BBC Radio 1’s Greg James reached the halfway point of his 1,000km bike ride for Comic Relief just outside Doncaster, in South Yorkshire, on Tuesday lunchtime. The Radio 1 stunt is a popular fixture of the annual charity fundraiser – played out all day long with regular updates on the station, and enthusiastic reminders to “text 10, 20 or 30”. On Red Nose Day, which falls on 20 March, Mr James and his tandem – on which assorted celebrities have joined him – can expect to be greeted by cheering crowds in Edinburgh.
There is nothing not to like about this warm-hearted caper. The takings from these feats of endurance by presenters reached a record £2.2m last year – when Jamie Laing ran five ultra marathons in five days. But away from the buzzy spotlight of national radio, and seasonal appeals such as the Guardian’s, which raised more than £1m between December and January, charities are facing tough times. Concerning details of the current downward trend are set out in the latest report from the Charities Aid Foundation (CAF), which recorded the first overall drop in donations since 2021.
From £15.4bn in 2024, the total fell to £14bn last year, with overseas aid charities and disaster appeals among the worst affected. While the number of UK donors has been falling for years – with 6 million fewer than a decade ago – bigger donations from a smaller number of people have until recently made up the difference. Now, it appears that even they are disappearing and the CAF is appealing for a revival of “the culture of giving”. It wants ministers to make charities central to their Pride in Place neighbourhood renewal programme. Given the importance of charities in many frontline services, delivered via contracts with councils, there is reason to be alarmed. Many are already chronically underfunded for the projects they deliver. Cuts should be expected to cause harm.

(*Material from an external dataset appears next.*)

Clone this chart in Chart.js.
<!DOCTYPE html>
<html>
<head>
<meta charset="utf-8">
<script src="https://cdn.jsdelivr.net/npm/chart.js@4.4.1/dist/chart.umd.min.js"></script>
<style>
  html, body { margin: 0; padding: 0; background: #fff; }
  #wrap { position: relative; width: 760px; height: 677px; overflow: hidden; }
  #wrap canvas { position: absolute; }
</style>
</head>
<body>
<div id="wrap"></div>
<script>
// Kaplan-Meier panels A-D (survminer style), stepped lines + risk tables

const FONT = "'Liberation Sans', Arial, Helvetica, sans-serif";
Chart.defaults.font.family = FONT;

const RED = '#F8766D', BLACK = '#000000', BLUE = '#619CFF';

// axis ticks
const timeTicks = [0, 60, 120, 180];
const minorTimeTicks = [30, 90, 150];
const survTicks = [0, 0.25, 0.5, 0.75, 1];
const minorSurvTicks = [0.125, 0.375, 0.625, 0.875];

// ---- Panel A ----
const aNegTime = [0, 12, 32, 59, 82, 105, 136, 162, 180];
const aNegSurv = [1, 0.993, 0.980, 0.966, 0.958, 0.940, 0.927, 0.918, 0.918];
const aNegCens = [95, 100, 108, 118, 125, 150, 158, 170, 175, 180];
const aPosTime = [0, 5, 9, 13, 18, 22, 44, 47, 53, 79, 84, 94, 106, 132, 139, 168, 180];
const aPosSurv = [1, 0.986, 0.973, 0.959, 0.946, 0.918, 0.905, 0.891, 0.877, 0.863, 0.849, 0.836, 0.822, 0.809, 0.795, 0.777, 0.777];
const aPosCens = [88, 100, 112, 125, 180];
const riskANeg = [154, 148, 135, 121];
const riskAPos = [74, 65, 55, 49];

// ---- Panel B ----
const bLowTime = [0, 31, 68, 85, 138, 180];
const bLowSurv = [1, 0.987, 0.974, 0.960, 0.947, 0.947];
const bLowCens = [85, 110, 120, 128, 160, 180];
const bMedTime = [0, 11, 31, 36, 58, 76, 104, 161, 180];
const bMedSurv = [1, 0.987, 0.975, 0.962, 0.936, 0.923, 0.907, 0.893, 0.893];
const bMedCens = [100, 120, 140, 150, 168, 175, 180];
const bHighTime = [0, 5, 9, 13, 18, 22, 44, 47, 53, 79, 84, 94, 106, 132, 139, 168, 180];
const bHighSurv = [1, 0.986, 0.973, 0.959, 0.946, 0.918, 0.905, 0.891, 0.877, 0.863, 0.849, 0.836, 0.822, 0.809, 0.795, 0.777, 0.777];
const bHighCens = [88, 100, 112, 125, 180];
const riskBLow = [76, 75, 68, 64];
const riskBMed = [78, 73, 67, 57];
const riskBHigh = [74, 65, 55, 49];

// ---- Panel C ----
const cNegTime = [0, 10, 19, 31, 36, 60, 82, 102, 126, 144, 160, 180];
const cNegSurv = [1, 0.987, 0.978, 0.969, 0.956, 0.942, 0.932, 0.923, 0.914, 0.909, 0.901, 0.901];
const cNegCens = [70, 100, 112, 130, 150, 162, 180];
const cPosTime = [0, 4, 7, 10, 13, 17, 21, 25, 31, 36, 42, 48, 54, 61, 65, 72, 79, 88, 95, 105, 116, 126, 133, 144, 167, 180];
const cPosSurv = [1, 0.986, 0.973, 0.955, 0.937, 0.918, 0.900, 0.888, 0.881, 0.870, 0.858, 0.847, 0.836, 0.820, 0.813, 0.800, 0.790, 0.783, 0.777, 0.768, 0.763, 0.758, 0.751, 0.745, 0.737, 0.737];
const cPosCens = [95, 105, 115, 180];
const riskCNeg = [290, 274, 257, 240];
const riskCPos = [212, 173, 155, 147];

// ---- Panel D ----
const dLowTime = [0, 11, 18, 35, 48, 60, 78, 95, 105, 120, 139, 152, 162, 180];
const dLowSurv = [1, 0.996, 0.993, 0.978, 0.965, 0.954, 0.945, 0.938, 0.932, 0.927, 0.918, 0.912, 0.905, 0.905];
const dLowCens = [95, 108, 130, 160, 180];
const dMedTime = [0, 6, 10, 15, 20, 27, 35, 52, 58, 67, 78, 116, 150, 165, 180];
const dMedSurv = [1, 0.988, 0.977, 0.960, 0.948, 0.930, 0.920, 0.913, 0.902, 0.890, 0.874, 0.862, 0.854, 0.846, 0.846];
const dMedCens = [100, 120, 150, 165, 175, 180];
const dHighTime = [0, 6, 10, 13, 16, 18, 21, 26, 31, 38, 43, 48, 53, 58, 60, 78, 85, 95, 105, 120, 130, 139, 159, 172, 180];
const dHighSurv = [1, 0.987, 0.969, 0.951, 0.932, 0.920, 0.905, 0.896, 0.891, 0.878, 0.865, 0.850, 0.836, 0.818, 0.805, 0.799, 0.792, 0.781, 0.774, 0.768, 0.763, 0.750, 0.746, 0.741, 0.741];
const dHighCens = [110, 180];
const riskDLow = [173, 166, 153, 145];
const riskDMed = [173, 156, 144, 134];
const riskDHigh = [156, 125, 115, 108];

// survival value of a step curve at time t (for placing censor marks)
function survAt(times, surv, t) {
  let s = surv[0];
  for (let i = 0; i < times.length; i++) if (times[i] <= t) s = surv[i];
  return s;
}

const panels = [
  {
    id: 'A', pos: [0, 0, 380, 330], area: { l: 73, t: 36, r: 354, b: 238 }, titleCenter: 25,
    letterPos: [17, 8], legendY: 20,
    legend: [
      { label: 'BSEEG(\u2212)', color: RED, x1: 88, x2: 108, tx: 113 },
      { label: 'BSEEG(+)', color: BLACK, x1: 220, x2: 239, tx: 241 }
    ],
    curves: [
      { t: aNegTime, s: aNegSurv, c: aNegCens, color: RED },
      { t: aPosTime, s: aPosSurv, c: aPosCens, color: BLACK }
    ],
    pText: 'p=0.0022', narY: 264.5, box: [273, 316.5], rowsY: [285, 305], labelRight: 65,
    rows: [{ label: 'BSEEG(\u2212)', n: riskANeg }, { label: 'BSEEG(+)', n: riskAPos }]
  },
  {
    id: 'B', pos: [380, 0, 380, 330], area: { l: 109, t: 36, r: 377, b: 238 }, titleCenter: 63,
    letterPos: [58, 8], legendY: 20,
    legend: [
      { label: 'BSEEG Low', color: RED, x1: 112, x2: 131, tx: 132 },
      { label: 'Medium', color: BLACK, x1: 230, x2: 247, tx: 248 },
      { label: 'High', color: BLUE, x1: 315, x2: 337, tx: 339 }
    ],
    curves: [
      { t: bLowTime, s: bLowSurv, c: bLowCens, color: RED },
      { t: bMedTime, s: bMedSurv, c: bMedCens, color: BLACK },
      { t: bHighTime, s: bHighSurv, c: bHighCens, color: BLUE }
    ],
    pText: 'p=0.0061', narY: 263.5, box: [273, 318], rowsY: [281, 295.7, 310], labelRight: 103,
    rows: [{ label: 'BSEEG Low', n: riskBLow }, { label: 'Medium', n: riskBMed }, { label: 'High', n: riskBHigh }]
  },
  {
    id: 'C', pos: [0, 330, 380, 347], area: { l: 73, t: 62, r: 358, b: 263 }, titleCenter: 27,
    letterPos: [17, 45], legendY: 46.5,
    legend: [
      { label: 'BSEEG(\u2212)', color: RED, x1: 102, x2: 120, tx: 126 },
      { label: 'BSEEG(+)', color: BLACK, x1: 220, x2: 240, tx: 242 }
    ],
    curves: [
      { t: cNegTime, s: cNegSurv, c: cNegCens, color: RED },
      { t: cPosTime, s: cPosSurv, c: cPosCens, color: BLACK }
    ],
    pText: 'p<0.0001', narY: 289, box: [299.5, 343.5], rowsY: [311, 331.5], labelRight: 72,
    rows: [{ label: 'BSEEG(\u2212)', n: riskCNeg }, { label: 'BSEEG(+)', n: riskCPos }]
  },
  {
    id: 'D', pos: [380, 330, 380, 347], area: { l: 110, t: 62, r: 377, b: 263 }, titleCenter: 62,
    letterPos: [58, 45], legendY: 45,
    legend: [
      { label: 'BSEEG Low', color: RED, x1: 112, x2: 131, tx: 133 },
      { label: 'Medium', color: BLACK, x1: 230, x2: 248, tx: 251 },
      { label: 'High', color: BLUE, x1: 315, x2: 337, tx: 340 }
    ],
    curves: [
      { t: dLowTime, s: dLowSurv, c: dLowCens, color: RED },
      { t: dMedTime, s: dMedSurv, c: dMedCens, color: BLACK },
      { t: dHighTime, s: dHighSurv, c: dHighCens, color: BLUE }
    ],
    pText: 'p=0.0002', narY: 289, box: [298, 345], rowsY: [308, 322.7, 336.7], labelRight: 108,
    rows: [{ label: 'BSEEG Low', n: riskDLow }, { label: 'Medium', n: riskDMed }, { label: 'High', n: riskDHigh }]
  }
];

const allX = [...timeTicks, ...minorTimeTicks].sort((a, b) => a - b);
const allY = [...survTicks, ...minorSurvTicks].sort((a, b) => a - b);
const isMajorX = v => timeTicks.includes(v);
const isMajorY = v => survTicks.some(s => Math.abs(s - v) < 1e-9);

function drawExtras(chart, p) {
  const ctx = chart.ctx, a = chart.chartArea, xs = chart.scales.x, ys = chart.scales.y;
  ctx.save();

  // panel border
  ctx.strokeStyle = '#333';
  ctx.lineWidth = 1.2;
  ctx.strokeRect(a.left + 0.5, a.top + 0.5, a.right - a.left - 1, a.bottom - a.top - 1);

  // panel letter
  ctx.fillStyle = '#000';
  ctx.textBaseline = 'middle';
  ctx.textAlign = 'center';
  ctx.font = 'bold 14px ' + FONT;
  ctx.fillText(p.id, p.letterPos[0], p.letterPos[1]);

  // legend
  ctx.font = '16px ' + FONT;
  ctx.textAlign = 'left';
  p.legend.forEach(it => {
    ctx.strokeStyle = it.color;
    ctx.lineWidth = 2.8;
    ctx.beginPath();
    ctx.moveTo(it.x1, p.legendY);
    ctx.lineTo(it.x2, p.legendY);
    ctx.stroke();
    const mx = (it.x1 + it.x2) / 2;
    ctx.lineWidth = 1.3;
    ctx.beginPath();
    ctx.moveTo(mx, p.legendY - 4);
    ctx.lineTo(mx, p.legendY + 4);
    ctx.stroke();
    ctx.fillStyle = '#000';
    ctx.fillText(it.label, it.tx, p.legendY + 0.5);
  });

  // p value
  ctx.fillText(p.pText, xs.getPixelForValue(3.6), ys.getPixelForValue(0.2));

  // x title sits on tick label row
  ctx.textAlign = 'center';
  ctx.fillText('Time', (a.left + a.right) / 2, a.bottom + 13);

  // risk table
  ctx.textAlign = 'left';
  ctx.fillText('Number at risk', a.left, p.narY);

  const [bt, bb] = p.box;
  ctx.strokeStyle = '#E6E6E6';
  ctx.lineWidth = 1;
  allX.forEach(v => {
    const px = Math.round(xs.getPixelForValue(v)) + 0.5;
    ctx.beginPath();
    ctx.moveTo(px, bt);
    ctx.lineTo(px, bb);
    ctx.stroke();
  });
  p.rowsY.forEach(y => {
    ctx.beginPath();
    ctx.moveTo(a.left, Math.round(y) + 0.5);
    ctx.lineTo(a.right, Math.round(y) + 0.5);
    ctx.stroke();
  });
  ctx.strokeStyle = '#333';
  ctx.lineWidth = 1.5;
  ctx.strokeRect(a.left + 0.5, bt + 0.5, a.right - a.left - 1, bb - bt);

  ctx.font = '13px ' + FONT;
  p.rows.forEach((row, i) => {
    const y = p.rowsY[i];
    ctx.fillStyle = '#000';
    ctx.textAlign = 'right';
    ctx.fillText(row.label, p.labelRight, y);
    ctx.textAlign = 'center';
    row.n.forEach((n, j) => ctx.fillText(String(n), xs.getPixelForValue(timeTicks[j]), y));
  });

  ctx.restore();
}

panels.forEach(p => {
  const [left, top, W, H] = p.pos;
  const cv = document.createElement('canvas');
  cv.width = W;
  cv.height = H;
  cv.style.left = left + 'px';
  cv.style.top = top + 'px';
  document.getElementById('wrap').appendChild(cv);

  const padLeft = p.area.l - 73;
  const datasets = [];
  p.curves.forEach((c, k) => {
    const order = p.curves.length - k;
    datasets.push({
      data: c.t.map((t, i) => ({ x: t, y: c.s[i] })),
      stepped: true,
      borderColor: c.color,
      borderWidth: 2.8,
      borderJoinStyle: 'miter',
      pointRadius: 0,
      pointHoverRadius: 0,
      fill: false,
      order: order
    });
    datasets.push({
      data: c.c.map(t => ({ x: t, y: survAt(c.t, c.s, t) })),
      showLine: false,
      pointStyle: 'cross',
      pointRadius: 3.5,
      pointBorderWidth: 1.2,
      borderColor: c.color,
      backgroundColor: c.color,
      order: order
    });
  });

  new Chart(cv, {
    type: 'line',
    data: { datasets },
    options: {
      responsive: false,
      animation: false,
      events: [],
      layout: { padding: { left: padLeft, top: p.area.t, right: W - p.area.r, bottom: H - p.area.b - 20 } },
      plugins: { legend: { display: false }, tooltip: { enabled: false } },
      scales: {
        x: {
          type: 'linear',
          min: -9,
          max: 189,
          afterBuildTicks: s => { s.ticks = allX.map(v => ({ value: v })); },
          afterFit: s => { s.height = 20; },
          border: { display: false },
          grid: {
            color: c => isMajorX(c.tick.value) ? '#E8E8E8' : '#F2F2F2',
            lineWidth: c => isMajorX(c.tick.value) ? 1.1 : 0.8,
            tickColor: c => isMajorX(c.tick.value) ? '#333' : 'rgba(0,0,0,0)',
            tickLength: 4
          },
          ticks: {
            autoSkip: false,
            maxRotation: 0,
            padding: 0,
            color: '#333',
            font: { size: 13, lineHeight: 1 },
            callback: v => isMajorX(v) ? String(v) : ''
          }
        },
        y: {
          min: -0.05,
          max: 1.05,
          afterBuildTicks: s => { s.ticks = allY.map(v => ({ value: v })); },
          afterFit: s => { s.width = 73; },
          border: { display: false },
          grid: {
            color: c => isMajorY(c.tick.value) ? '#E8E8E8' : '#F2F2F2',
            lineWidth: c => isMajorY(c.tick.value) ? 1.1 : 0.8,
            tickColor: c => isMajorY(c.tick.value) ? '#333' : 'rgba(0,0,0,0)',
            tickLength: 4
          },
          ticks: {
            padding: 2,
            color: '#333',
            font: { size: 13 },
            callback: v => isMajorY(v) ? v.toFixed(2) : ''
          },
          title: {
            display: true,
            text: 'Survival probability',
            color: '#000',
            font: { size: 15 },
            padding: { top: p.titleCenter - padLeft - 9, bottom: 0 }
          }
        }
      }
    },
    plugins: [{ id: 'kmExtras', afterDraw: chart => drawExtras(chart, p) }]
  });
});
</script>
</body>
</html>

The increased cost of living is one reason for reduced giving. But while many households are having to make cuts due to high energy and other prices, it is harder to understand why affordability was the top reason for not donating given by taxpayers with incomes over £125,000. Among other findings, wealthier people were disproportionately likely to say that they do not give to charity because they don’t want to or aren’t interested – which shows them in a bad light.

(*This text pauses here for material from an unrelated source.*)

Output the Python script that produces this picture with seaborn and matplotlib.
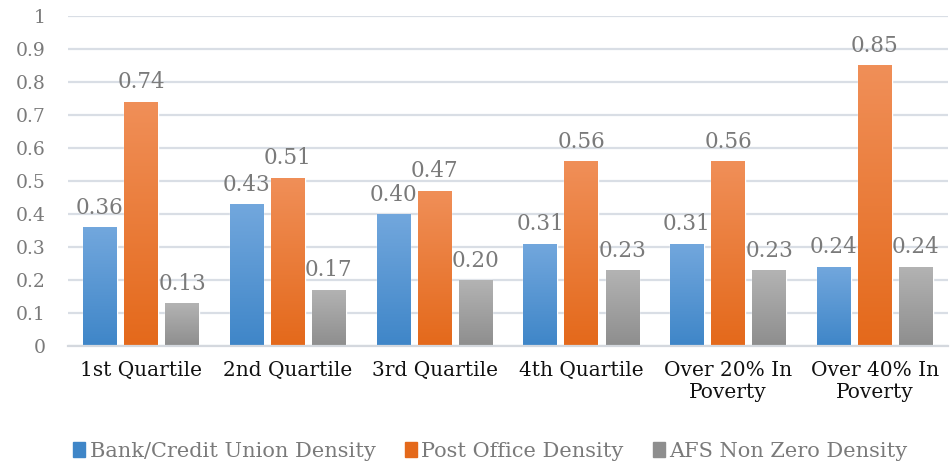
import numpy as np
import pandas as pd
import matplotlib
matplotlib.use("Agg")
import matplotlib.pyplot as plt
import seaborn as sns
from matplotlib.colors import LinearSegmentedColormap

categories = ["1st Quartile", "2nd Quartile", "3rd Quartile", "4th Quartile",
              "Over 20% In\nPoverty", "Over 40% In\nPoverty"]
series = ["Bank/Credit Union Density", "Post Office Density", "AFS Non Zero Density"]
bank = [0.36, 0.43, 0.40, 0.31, 0.31, 0.24]
post = [0.74, 0.51, 0.47, 0.56, 0.56, 0.85]
afs = [0.13, 0.17, 0.20, 0.23, 0.23, 0.24]

# (top colour, bottom colour) for the gradient fill
grads = [("#72a7dd", "#3f86c8"), ("#f08f58", "#e4691b"), ("#b3b3b3", "#8e8e8e")]

df = pd.DataFrame({
    "cat": categories * 3,
    "series": [s for s in series for _ in categories],
    "value": bank + post + afs,
})

sns.set_style("white")
plt.rcParams["font.family"] = ["DejaVu Serif"]

fig = plt.figure(figsize=(9.52, 4.68), dpi=100)
ax = fig.add_axes([0.071, 0.261, 0.925, 0.705])

palette = {s: g[1] for s, g in zip(series, grads)}
sns.barplot(data=df, x="cat", y="value", hue="series", hue_order=series,
            order=categories, palette=palette, width=0.84, gap=0.18,
            saturation=1, ax=ax, legend=False)

ax.set_ylim(0, 1)
ax.set_xlim(-0.5, 5.5)
ax.set_yticks(np.arange(0, 1.01, 0.1))
ax.set_yticklabels(["0"] + [f"{v:.1f}" for v in np.arange(0.1, 0.95, 0.1)] + ["1"])
ax.yaxis.grid(True, color="#d9dee5", linewidth=1.6)
ax.set_axisbelow(True)
for s in ["top", "right", "left"]:
    ax.spines[s].set_visible(False)
ax.spines["bottom"].set_color("#d4d8de")
ax.spines["bottom"].set_linewidth(1.6)
ax.tick_params(axis="both", length=0)
ax.tick_params(axis="y", labelsize=13.5, labelcolor="#7a7a7a", pad=16)
ax.tick_params(axis="x", labelsize=14.5, labelcolor="#111111", pad=11)
ax.set_xlabel("")
ax.set_ylabel("")

# gradient fills + value labels
for container, (top, bot) in zip(ax.containers, grads):
    cmap = LinearSegmentedColormap.from_list("g", [bot, top])
    for bar in container:
        x0, y0 = bar.get_x(), bar.get_y()
        w, h = bar.get_width(), bar.get_height()
        grad = np.linspace(0, 1, 100).reshape(-1, 1)
        im = ax.imshow(grad, cmap=cmap, origin="lower", aspect="auto",
                       extent=[x0, x0 + w, y0, y0 + h], zorder=bar.get_zorder())
        im.set_clip_path(bar)
        bar.set_facecolor("none")
    ax.bar_label(container, fmt="%.2f", padding=6, fontsize=15.5, color="#7a7a7a")

ax.set_xlim(-0.5, 5.5)
ax.set_ylim(0, 1)

handles = [plt.Rectangle((0, 0), 1, 1, color=g[1]) for g in grads]
leg = fig.legend(handles, series, loc="lower center", bbox_to_anchor=(0.515, -0.025),
                 ncol=3, frameon=False, fontsize=15, handlelength=0.6,
                 handleheight=0.7, handletextpad=0.2, columnspacing=1.4)
for t in leg.get_texts():
    t.set_color("#7a7a7a")

fig.savefig("out.png", dpi=100)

The story is not all doom and gloom. Even last year, 55% of people either made a donation or sponsored someone. But the CAF is right to highlight mounting scepticism and distrust as problems. The finding that people who don’t trust charities are also less likely to be positive about their neighbourhoods suggests an overlap with broader issues of low social engagement and morale.
Ministers are aware of these problems. Their new social cohesion strategy is a mishmash of proposals to deal with them, including enhanced powers for the Charity Commission to deal with the sector’s governance issues. But while past failures probably have contributed to the current climate of distrust, and stronger oversight would help, there is no simple administrative fix for charities’ financial woes. The hope must be that an economic upturn will deliver a boost, as it has in the past. The sector also needs to find new ways to appeal to people – even without the advantage of a DJ on a bicycle.